Hera's shadow is inseparable from her myth, and Juno carries it faithfully. Where the terms of the committed bond are not honored — where one partner holds disproportionate power, where fidelity is broken, where the original contract is quietly rewritten — Juno activates her darker register: jealousy, possessiveness, the particular fury of someone who gave everything to a partnership and found the other side of the bargain hollow.

This is not a character flaw to be corrected but a signal to be read. Juno's jealousy is almost always relational information — it points to a place where equality has broken down, where something promised was not delivered, where the person's deepest need in partnership has gone unmet. The question she poses is sharp: is this a relationship in which you are genuinely seen as an equal, or one in which you have accepted less than you require?

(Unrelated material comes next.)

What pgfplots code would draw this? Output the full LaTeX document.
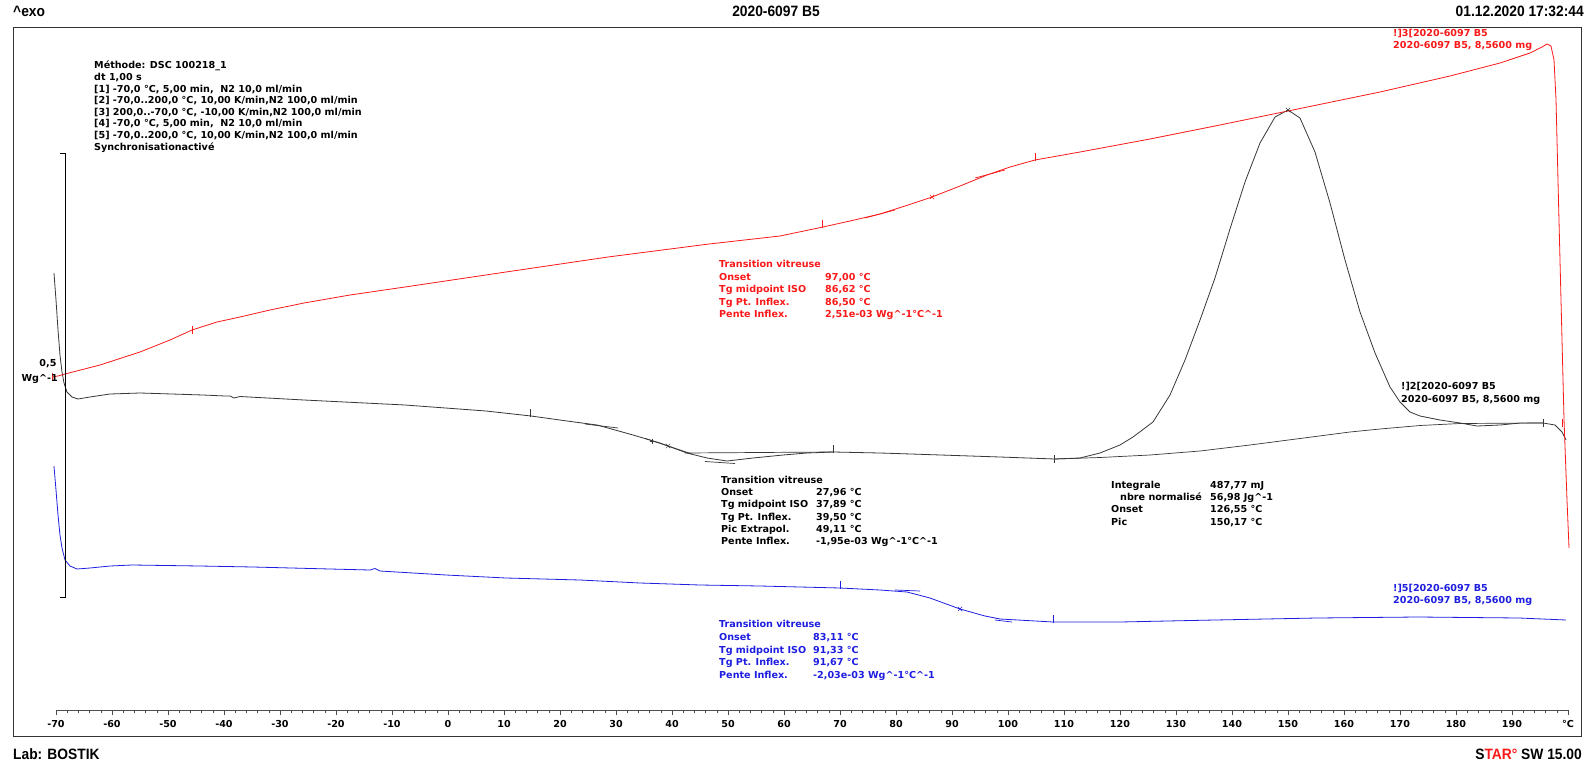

Difficult aspects to Juno — squares, oppositions, conjunctions with Saturn, Pluto, or the lunar nodes — often correlate with relationships that test these themes intensely: power imbalances, repeated patterns of betrayal, or the hard work of renegotiating a bond that has drifted from its original terms.

Juno in Practice: Reading Her in the Chart

When interpreting Juno, three layers matter most:

Sign — the style and conditions of the commitment need. What does partnership have to feel like for you to feel genuinely bonded?

House — the life arena where partnership themes are most activated. Where does the question of commitment most visibly intersect with your lived experience?

Aspects — how Juno speaks to the rest of the chart. A Juno–Venus conjunction suggests that attraction and commitment are deeply intertwined; what draws you in is also what you want to keep. A Juno–Pluto aspect brings intensity, transformation, and the possibility of power struggles into the committed bond. A Juno–Uranus aspect may describe someone who needs unusual freedom within commitment, or whose partnerships are marked by sudden ruptures and reinventions.

Her synastric role is equally revealing: when one person's Juno closely contacts another's personal planets or angles, the bond tends to carry a quality of fated contract — a sense, for better or worse, that this relationship is asking something specific of both people.

What Juno Is Not

It is worth being precise about her limits. Juno does not describe every relationship — that is Venus and the seventh house's domain. She does not describe sexual desire in isolation — that belongs to Mars and Pluto. She does not guarantee marriage, nor does a challenged Juno predict failed partnerships. She describes the terms on which you need to bond and the places where those terms are most likely to be tested. Whether a given relationship meets those terms is always, in the end, a matter of lived choice.

A Living Archetype

What makes Juno so persistently relevant is that the questions she raises — Am I an equal in this bond? Are the terms of this commitment being honored? What do I do when they are not? — are among the most urgent questions a person can face. She is not a comfortable asteroid. She asks for honesty about what we actually need from our most serious relationships, and she refuses to let us pretend that a bond is working when it is not.

In that refusal, she offers something genuinely useful: not a promise of the perfect partnership, but a clearer map of what your partnership needs to look like in order to be real.

Juno does not ask whether you are loved — she asks whether you are met.